Figure 1. Least-squares fitting of a typical calibration which uses 5 standards. The response function used is a potential function in relative chromatographic peak height.


Figure 2. Daily night means (20:00-08:00 UTC; in this time period, conditions are of free troposphere) for the carbon monoxide mole fraction measured at Izaña Observatory (blue squares). Fitted interannual component (green curve) and fitted annual cycle superposed (red curve).


Figure 3. Carbon monoxide mean diurnal cycle relative to the nocturnal background level. CO is typically stable during the night period, and reaches a maximum around 13:00-15:00 UTC due to the arrival of contaminated air with the upslope thermal wind which occurs during daylight time.

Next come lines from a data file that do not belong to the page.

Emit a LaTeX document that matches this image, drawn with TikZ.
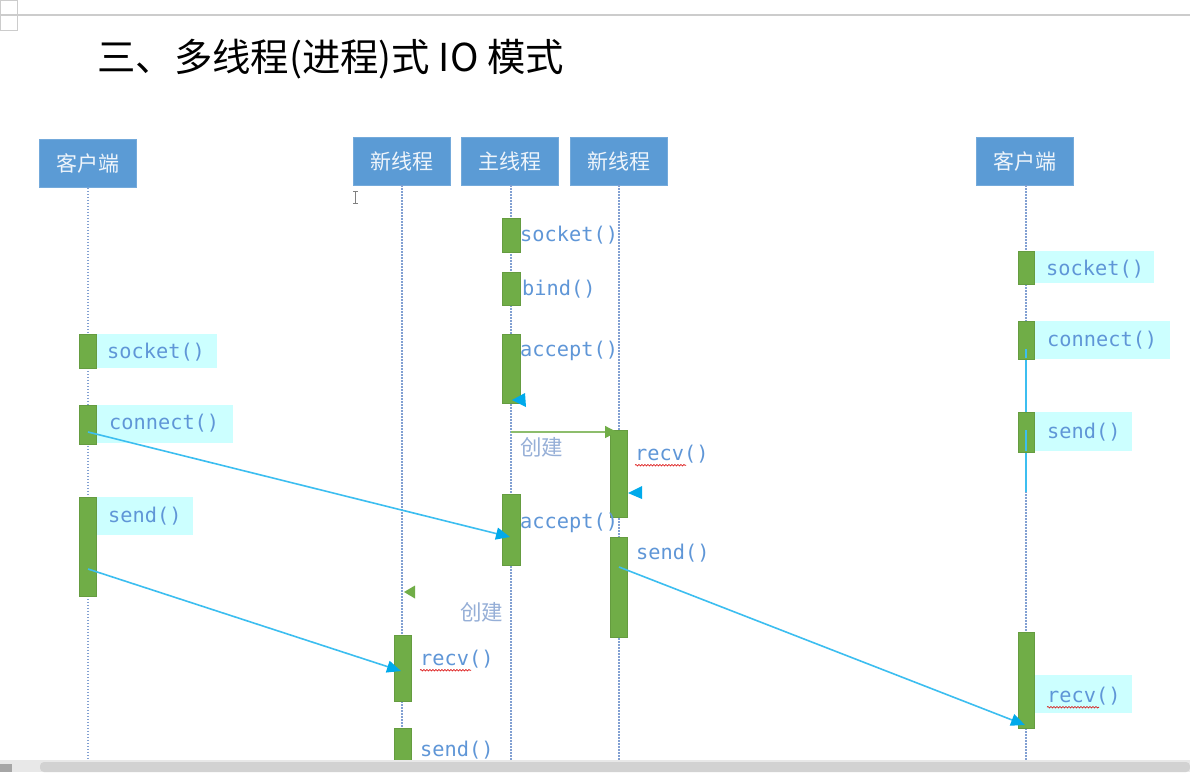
\documentclass[tikz,border=0pt]{standalone}
\usepackage{fontspec}
\newfontfamily\cjk{Noto Sans CJK SC}
\newfontfamily\monof{DejaVu Sans Mono}
\usetikzlibrary{arrows.meta,decorations.pathmorphing}
\definecolor{hdrblue}{RGB}{91,155,213}
\definecolor{actgreen}{RGB}{112,173,71}
\definecolor{lcyan}{RGB}{204,255,255}
\definecolor{lblblue}{RGB}{95,150,215}
\definecolor{lifec}{RGB}{130,160,210}
\definecolor{msgc}{RGB}{60,190,240}
\definecolor{headc}{RGB}{0,170,235}
\definecolor{crc}{RGB}{150,175,215}
\tikzset{
  head/.style={fill=hdrblue, draw=hdrblue!85!white, line width=0.8, minimum width=97, minimum height=48, inner sep=0, text=white!90!hdrblue, font=\cjk\fontsize{21}{21}\selectfont},
  life/.style={draw=lifec, line width=1.1, dash pattern=on 1.5pt off 1.5pt},
  actbar/.style={fill=actgreen, draw=actgreen!90!black, line width=0.4, minimum width=17, inner sep=0},
  lbl/.style={font=\monof\fontsize{20.3}{20.3}\selectfont, text=lblblue, anchor=west, inner sep=0},
  cbox/.style={fill=lcyan, inner sep=0, anchor=north west},
  msg/.style={draw=msgc, line width=1.6, -{Triangle[length=14,width=12,fill=headc,color=headc]}},
  create/.style={draw=actgreen!80!white, line width=1.3, -{Triangle[length=12,width=12,fill=actgreen,color=actgreen]}},
  crlbl/.style={font=\cjk\fontsize{21.5}{21.5}\selectfont, text=crc, inner sep=0},
  squig/.style={draw=red!85!black, line width=0.6, decorate, decoration={snake, amplitude=0.8pt, segment length=3pt}}
}
\begin{document}
\begin{tikzpicture}[x=1pt,y=-1pt]
\useasboundingbox (0,0) rectangle (1190,772);
\fill[white] (0,0) rectangle (1190,772);
% top strip
\draw[gray!40, line width=2] (0,15) -- (1190,15);
\draw[gray!40, line width=0.6] (0,0) rectangle (17,15) (0,15) rectangle (17,30);
% title
\node[anchor=west, inner sep=0, font=\cjk\fontsize{38.4}{38.4}\selectfont] (title) at (97,59) {三、多线程(进程)式 IO 模式};
% headers
\node[head] (lc) at (88,163.5) {客户端};
\node[head] (t1) at (402,161) {新线程};
\node[head] (mt) at (510,161) {主线程};
\node[head] (t2) at (618.5,161) {新线程};
\node[head] (rc) at (1025,161) {客户端};
% lifeline ends
\coordinate (lcE) at (88,762);
\coordinate (t1E) at (402,762);
\coordinate (mtE) at (511,762);
\coordinate (t2E) at (619,762);
\coordinate (rcE) at (1026,762);
\draw[life] (lc.south -| lcE) -- (lcE);
\draw[life] (t1.south -| t1E) -- (t1E);
\draw[life] (mt.south -| mtE) -- (mtE);
\draw[life] (t2.south -| t2E) -- (t2E);
\draw[life] (rc.south -| rcE) -- (rcE);
% cyan label boxes (left client)
\node[cbox, minimum width=120, minimum height=34] (lsockbox) at (97,334) {};
\node[cbox, minimum width=136, minimum height=38] (lconnbox) at (97,405) {};
\node[cbox, minimum width=96, minimum height=38] (lsendbox) at (97,497) {};
% cyan label boxes (right client)
\node[cbox, minimum width=120, minimum height=32] (rsockbox) at (1034,251) {};
\node[cbox, minimum width=136, minimum height=38] (rconnbox) at (1034,321) {};
\node[cbox, minimum width=98, minimum height=39] (rsendbox) at (1034,412) {};
\node[cbox, minimum width=98, minimum height=38] (rrecvbox) at (1034,675) {};
% right client vertical line
\coordinate (rv1) at (1026,347);
\coordinate (rv2) at (1026,492);
\draw[msgc, line width=1.4] (rv1) -- (rv2);
% activation bars - left client
\node[actbar, minimum height=34] (lsock) at (88,351) {};
\node[actbar, minimum height=39] (lconn) at (88,424.5) {};
\node[actbar, minimum height=99] (lsend) at (88,546.5) {};
% main thread
\node[actbar, minimum height=34, minimum width=18] (msock) at (511,235) {};
\node[actbar, minimum height=33, minimum width=18] (mbind) at (511,288.5) {};
\node[actbar, minimum height=69, minimum width=18] (macc1) at (511,368.5) {};
\node[actbar, minimum height=71, minimum width=18] (macc2) at (511,529.5) {};
% new thread 2
\node[actbar, minimum height=87] (t2recv) at (619,473.5) {};
\node[actbar, minimum height=100] (t2send) at (619,587) {};
% new thread 1
\node[actbar, minimum height=66] (t1recv) at (402.5,668) {};
\node[actbar, minimum height=34] (t1send) at (402.5,745) {};
% right client
\node[actbar, minimum height=33, minimum width=16] (rsock) at (1026,267.5) {};
\node[actbar, minimum height=38, minimum width=16] (rconn) at (1026,340) {};
\node[actbar, minimum height=40, minimum width=16] (rsend) at (1026,432) {};
\node[actbar, minimum height=96, minimum width=16] (rrecv) at (1026,680) {};
\draw[msgc, line width=1.4] (1026,349) -- (1026,358) (1026,430) -- (1026,451);
% labels
\node[lbl] (l1) at (107,352) {socket()};
\node[lbl] (l2) at (109,423) {connect()};
\node[lbl] (l3) at (108,516) {send()};
\node[lbl] (m1) at (520,235) {socket()};
\node[lbl] (m2) at (522,289) {bind()};
\node[lbl] (m3) at (520,351) {accept()};
\node[lbl] (m4) at (520,523) {accept()};
\node[lbl] (a1) at (635,454) {recv()};
\node[lbl] (a2) at (636,553) {send()};
\node[lbl] (b1) at (420,659) {recv()};
\node[lbl] (b2) at (420,750) {send()};
\node[lbl] (r1) at (1046,269) {socket()};
\node[lbl] (r2) at (1047,340) {connect()};
\node[lbl] (r3) at (1047,432) {send()};
\node[lbl] (r4) at (1047,696) {recv()};
% spell-check underlines
\draw[squig] (a1.south west) ++(0,2) -- ++(51,0);
\draw[squig] (b1.south west) ++(0,2) -- ++(51,0);
\draw[squig] (r4.south west) ++(0,2) -- ++(52,0);
% messages
\coordinate (c1s) at (88,432);
\coordinate (c1e) at (510,537);
\draw[msg] (c1s) -- (c1e);
\coordinate (c2s) at (88,569);
\coordinate (c2e) at (401,671);
\draw[msg] (c2s) -- (c2e);
\coordinate (c3s) at (619,567);
\coordinate (c3e) at (1025,725);
\draw[msg] (c3s) -- (c3e);
% create arrow
\coordinate (cr1s) at (511,432);
\coordinate (cr1e) at (617,432);
\draw[create] (cr1s) -- (cr1e);
\node[crlbl, anchor=west] (crl1) at (520,447) {创建};
% second create (head only)
\fill[actgreen] (404,592) -- (415,585.5) -- (415,598.5) -- cycle;
\node[crlbl, anchor=west] (crl2) at (460,612) {创建};
% small cyan heads
\fill[headc] (512,400) -- (525,393) -- (526,407) -- cycle;
\fill[headc] (628,493) -- (642,486) -- (642,499) -- cycle;
% text cursor
\draw[gray, line width=0.8] (355.5,191) -- (355.5,203) (353,191) -- (358,191) (353,203) -- (358,203);
% scrollbar
\fill[gray!18] (0,760) rectangle (1190,772);
\fill[gray!35, rounded corners=4] (40,762) rectangle (1190,772);
\fill[gray!70] (0,764) rectangle (12,772);
\end{tikzpicture}
\end{document}
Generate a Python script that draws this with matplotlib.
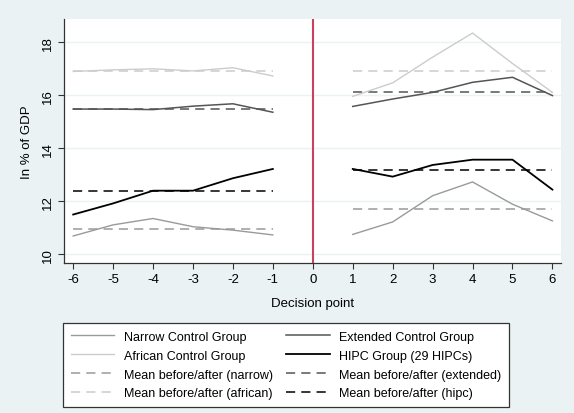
import numpy as np
import matplotlib.pyplot as plt

plt.rcParams['font.family'] = ['Liberation Sans', 'DejaVu Sans']
plt.rcParams['axes.unicode_minus'] = False

# decision-point windows
before = [-6, -5, -4, -3, -2, -1]
after = [1, 2, 3, 4, 5, 6]

# revenue in % of GDP, before / after decision point
narrow_b = [10.69, 11.11, 11.35, 11.04, 10.91, 10.73]
narrow_a = [10.75, 11.22, 12.21, 12.73, 11.89, 11.26]
extended_b = [15.48, 15.48, 15.46, 15.59, 15.68, 15.36]
extended_a = [15.58, 15.86, 16.11, 16.49, 16.68, 15.99]
african_b = [16.90, 16.96, 17.00, 16.92, 17.04, 16.73]
african_a = [15.96, 16.47, 17.44, 18.35, 17.20, 16.11]
hipc_b = [11.50, 11.92, 12.40, 12.40, 12.87, 13.22]
hipc_a = [13.22, 12.93, 13.37, 13.57, 13.57, 12.44]

# group means before / after
mean_narrow = [10.97, 11.69]
mean_extended = [15.48, 16.11]
mean_african = [16.92, 16.92]
mean_hipc = [12.38, 13.18]

xticks = list(range(-6, 7))
yticks = [10, 12, 14, 16, 18]

bg = '#eaf2f3'
c_narrow = '#9a9a9a'
c_ext = '#555555'
c_afr = '#cccccc'
c_hipc = '#000000'

fig = plt.figure(figsize=(5.74, 4.14), dpi=100, facecolor=bg)
ax = fig.add_axes([0.1115, 0.3623, 0.8655, 0.5894])
ax.set_facecolor('white')

dash = (6, 4)
series = [
    (narrow_b, narrow_a, mean_narrow, c_narrow, 1.0),
    (extended_b, extended_a, mean_extended, c_ext, 1.1),
    (african_b, african_a, mean_african, c_afr, 1.0),
    (hipc_b, hipc_a, mean_hipc, c_hipc, 1.3),
]
handles = {}
for yb, ya, m, col, lw in series:
    ln, = ax.plot(before, yb, color=col, lw=lw, zorder=3)
    ax.plot(after, ya, color=col, lw=lw, zorder=3)
    d, = ax.plot(before, [m[0]] * len(before), color=col, lw=1.1,
                 dashes=dash, zorder=2)
    ax.plot(after, [m[1]] * len(after), color=col, lw=1.1,
            dashes=dash, zorder=2)
    handles[col] = (ln, d)

ax.axvline(0, color='#c8415e', lw=1.5, zorder=4)

ax.set_xlim(-6.23, 6.21)
ax.set_ylim(9.67, 18.88)
ax.set_xticks(xticks)
ax.set_yticks(yticks)
ax.set_yticklabels([str(v) for v in yticks], rotation=90, va='center')
ax.grid(axis='y', color=bg, lw=1)
ax.set_axisbelow(True)
for s in ['top', 'right']:
    ax.spines[s].set_visible(False)
for s in ['left', 'bottom']:
    ax.spines[s].set_color('#333333')
    ax.spines[s].set_linewidth(0.9)
ax.tick_params(labelsize=9.5, length=4, color='#333333')
ax.set_xlabel('Decision point', fontsize=9.5, labelpad=8)
ax.set_ylabel('In % of GDP', fontsize=9.5, labelpad=6)

order = [
    (handles[c_narrow][0], 'Narrow Control Group'),
    (handles[c_afr][0], 'African Control Group'),
    (handles[c_narrow][1], 'Mean before/after (narrow)'),
    (handles[c_afr][1], 'Mean before/after (african)'),
    (handles[c_ext][0], 'Extended Control Group'),
    (handles[c_hipc][0], 'HIPC Group (29 HIPCs)'),
    (handles[c_ext][1], 'Mean before/after (extended)'),
    (handles[c_hipc][1], 'Mean before/after (hipc)'),
]
leg = fig.legend([h for h, _ in order], [t for _, t in order],
                 loc='lower left', bbox_to_anchor=(0.1098, 0.0145),
                 ncol=2, fontsize=9, handlelength=3.5,
                 handletextpad=0.75, columnspacing=1.05, labelspacing=0.55,
                 borderpad=0.6, borderaxespad=0,
                 fancybox=False, framealpha=1, edgecolor='#333333')
leg.get_frame().set_linewidth(0.9)

fig.savefig('out.png', dpi=100, facecolor=bg)
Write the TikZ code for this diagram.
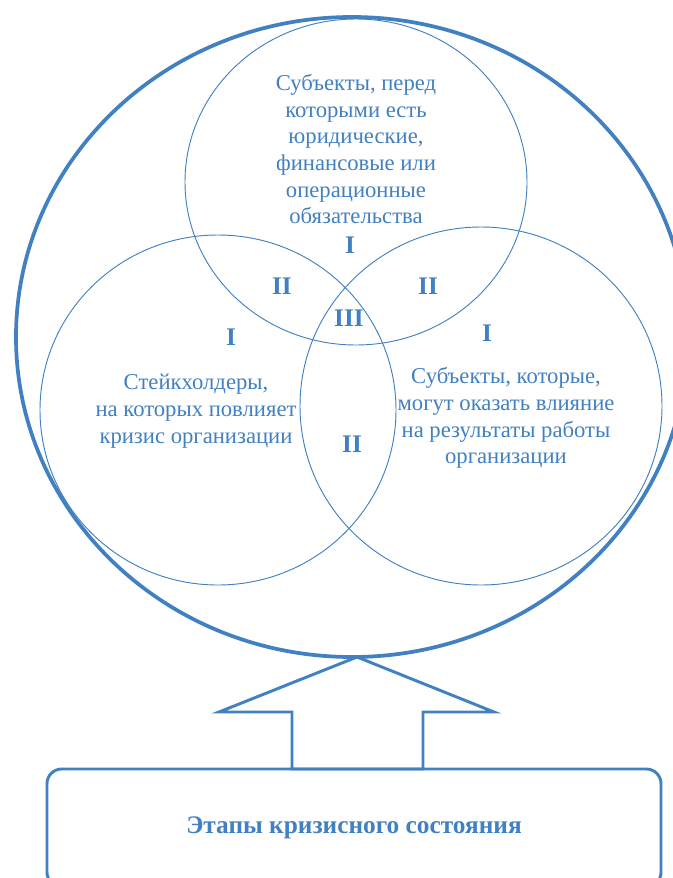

A rigorous uncertainty analysis (error analysis) for CO measurements carried out at the Izaña station, which could be applied to other GAW stations, has been developed. The combined standard uncertainty is determined from four uncertainty components (see Figure 4): uncertainty of the WMO standard gases interpolated over the range of measurement, the uncertainty that takes into account the agreement between the standard gases and the response function used, the uncertainty due to the repeatability of the injections, and the propagated uncertainty related to the response function parameters uncertainties. The mean value of the combined standard uncertainty decreased significantly after March 2009, from 2.37 nmol/mol to 1.66 nmol/mol, due to improvements in the measurement system. A fifth type of uncertainty we call representation uncertainty is considered when some of the data necessary to compute exactly the mean are absent.

Figure 4. Uncertainty components (and subcomponents) of the measured CO mole fraction.

In-situ hourly means are compared with simultaneous and collocated NOAA flask samples. The uncertainty in the differences is determined (see figure 5) and whether these are significant. For 2009-2011, only 24.5 % of the differences are significant, and 68 % of the differences are between -2.39 and 2.5 nmol/mol. The annual mean differences for 2009-2011 are well within the 2 nmol/mol compatibility goal of GAW.

Figure 5. Differences between NOAA flask samples and simultaneous in-situ hourly means. Error bars indicate comparison uncertainty.